Berlin appears to have other grudges against its European neighbors, often tinged with a measure of contempt for what it sees as their failings.
In its view, other countries scream for more German spending — some of which would go to Italian shoes, for example, or French wine — because they refused to make the hard choices in recent years that reinvigorated the German economy.
A series of labor reforms underpinned the German renaissance and have helped its unemployment rate fall despite the global economic crisis, German officials say.
But the measures were initially deeply unpopular and claimed political casualties.
One of those was Steinbrueck, who lost his job as the powerful governor of North Rhine-Westphalia, Germany’s most populous state.
He seems disinclined to let European colleagues off the hook now.
Fulminating against debt-fueled spending also resonates deeply with the German public. It may be true that only the oldest Germans have any personal recollection of the great inflation of the 1920s.

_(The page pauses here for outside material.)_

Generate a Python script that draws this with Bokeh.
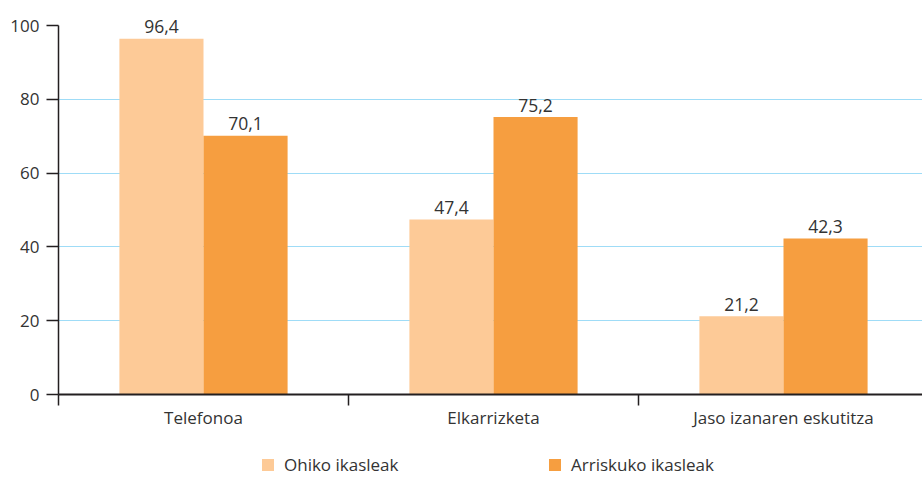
from bokeh.plotting import figure
from bokeh.layouts import column
from bokeh.models import ColumnDataSource, Range1d, FixedTicker, Legend, LegendItem
from bokeh.core.properties import value
from bokeh.embed import file_html
from bokeh.resources import INLINE

categories = ["Telefonoa", "Elkarrizketa", "Jaso izanaren eskutitza"]
ohiko = [96.4, 47.4, 21.2]
arrisku = [70.1, 75.2, 42.3]
series_names = ["Ohiko ikasleak", "Arriskuko ikasleak"]
y_ticks = [0, 20, 40, 60, 80, 100]

FONT = "Open Sans"
TXT = "#333333"
LIGHT = "#fdca97"
DARK = "#f69e40"
BW = 0.29

centers = [i + 0.5 for i in range(len(categories))]
fmt = lambda v: f"{v:.1f}".replace(".", ",")

src1 = ColumnDataSource(dict(x=[c - BW / 2 for c in centers], top=ohiko,
                             lab=[fmt(v) for v in ohiko]))
src2 = ColumnDataSource(dict(x=[c + BW / 2 for c in centers], top=arrisku,
                             lab=[fmt(v) for v in arrisku]))

W = 922
H1, H2 = 440, 37
LEFT, TOP, BOTTOM = 58, 5, 46
XSCALE = 290.0   # px per category
YSCALE = 3.69    # px per unit
frame_h = H1 - TOP - BOTTOM
p = figure(width=W, height=H1, x_range=Range1d(0, (W - LEFT) / XSCALE),
           y_range=Range1d(0, frame_h / YSCALE),
           output_backend="svg", toolbar_location=None,
           min_border_left=LEFT, min_border_right=0, min_border_top=TOP, min_border_bottom=BOTTOM)
p.outline_line_color = None
p.background_fill_color = "white"

r1 = p.vbar(x="x", top="top", width=BW, source=src1, fill_color=LIGHT, line_color=None)
r2 = p.vbar(x="x", top="top", width=BW, source=src2, fill_color=DARK, line_color=None)

for s in (src1, src2):
    p.text(x="x", y="top", text="lab", source=s, text_align="center",
           text_baseline="alphabetic", y_offset=-12, text_font=value(FONT),
           text_font_size="17.5px", text_color=TXT)

# axes
xa = p.xaxis[0]
xa.ticker = FixedTicker(ticks=centers, minor_ticks=[0, 1, 2, 3])
xa.major_label_overrides = {c: name for c, name in zip(centers, categories)}
xa.major_tick_out = 0
xa.major_tick_in = 0
xa.minor_tick_out = 11
xa.minor_tick_in = 0
xa.minor_tick_line_width = 1.5
xa.minor_tick_line_color = "#231f20"
xa.axis_line_width = 2
xa.axis_line_color = "#231f20"
xa.major_label_standoff = 0
xa.major_label_text_font = FONT
xa.major_label_text_font_size = "17px"
xa.major_label_text_color = TXT

ya = p.yaxis[0]
ya.ticker = FixedTicker(ticks=y_ticks, minor_ticks=[])
ya.bounds = (y_ticks[0], y_ticks[-1])
ya.major_tick_out = 12
ya.major_tick_in = 0
ya.major_tick_line_width = 1.5
ya.major_tick_line_color = "#231f20"
ya.axis_line_width = 1.5
ya.axis_line_color = "#231f20"
ya.major_label_standoff = 7
ya.major_label_text_font = FONT
ya.major_label_text_font_size = "17px"
ya.major_label_text_color = TXT

p.xgrid.visible = False
p.ygrid.ticker = FixedTicker(ticks=y_ticks[1:-1])
p.ygrid.grid_line_color = "#3fb9ee"
p.ygrid.grid_line_dash = "1 1"
p.ygrid.grid_line_width = 1

# legend strip below the chart (its frame is aligned with the chart's frame)
q = figure(width=W, height=H2, output_backend="svg", toolbar_location=None,
           x_range=Range1d(0, 1), y_range=Range1d(0, 1),
           x_axis_location=None, y_axis_location=None,
           min_border_left=LEFT, min_border_right=0, min_border_top=0, min_border_bottom=0)
q.outline_line_color = None
q.xgrid.visible = False
q.ygrid.visible = False
# legend keys: zero-height (invisible) bars that only carry the series colours
k1 = q.vbar(x=[0], top=[0], bottom=[0], width=0, fill_color=LIGHT, line_color=None)
k2 = q.vbar(x=[0], top=[0], bottom=[0], width=0, fill_color=DARK, line_color=None)
lg = Legend(items=[LegendItem(label=series_names[0], renderers=[k1]),
                   LegendItem(label=series_names[1], renderers=[k2])],
            location=(202, 1), orientation="horizontal", glyph_width=15, glyph_height=15,
            label_standoff=9, label_width=149, spacing=114, padding=0, margin=0,
            border_line_color=None, background_fill_alpha=0, label_text_font=FONT,
            label_text_font_size="17px", label_text_color=TXT, label_height=15)
q.add_layout(lg, "center")

open("out.html", "w").write(file_html(column(p, q, spacing=0), INLINE))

But most people are aware of the history and the social chaos that ensued. The recent labor market reforms have also heightened fears for financial security.
Whatever the reason, Germans are the antithesis of the stereotype of the profligate Americans — at least the profligate Americans of recent decades — preferring to save as a hedge against what they often view as an uncertain future.
Peter Bofinger, a professor of economics at the University of Wuerzburg and a rare admirer of Keynes among German economists, said this strain in the country’s political culture can be misunderstood as a self-lacerating streak.
Efforts to ease human suffering, after all, provided Keynes with his ethical impulse in the first place.
“During every lecture I give, someone always comes up with the question, ‘How are we going to handle our debt,’” Bofinger said. “You see this in personal conduct, and it is manifesting itself politically now as well.”
Indeed, Merkel’s poll numbers point toward a victory for her Christian Democrats in elections that will come late next year.
A certain level of perfectionism also pervades German thinking about how money should be spent.
In a recession, many economists would call this virtue a vice, but that has not stopped German officials from working through the details.
Merkel is herself planning to huddle with state premiers in coming weeks to hammer out what additional public works projects could be financed.
“If we could simply start building bridges overnight as Obama wants to do, then great,” said Klaus Zimmermann, president of the German Institute for Economic Research in Berlin. “But some investments take years. I don’t understand why the world doesn’t comprehend this.”
But as they watch their economies nosedive, what many EU countries cannot comprehend is why the German government is so averse to temporarily running large deficits, and as the pressures rise they are growing less shy about airing their grievances.
Speaking of the relations among European countries, John Kornblum, US ambassador to Germany during the administration of former US president Bill Clinton, said: “You are having an air-clearing experience — confrontation, you might call it.”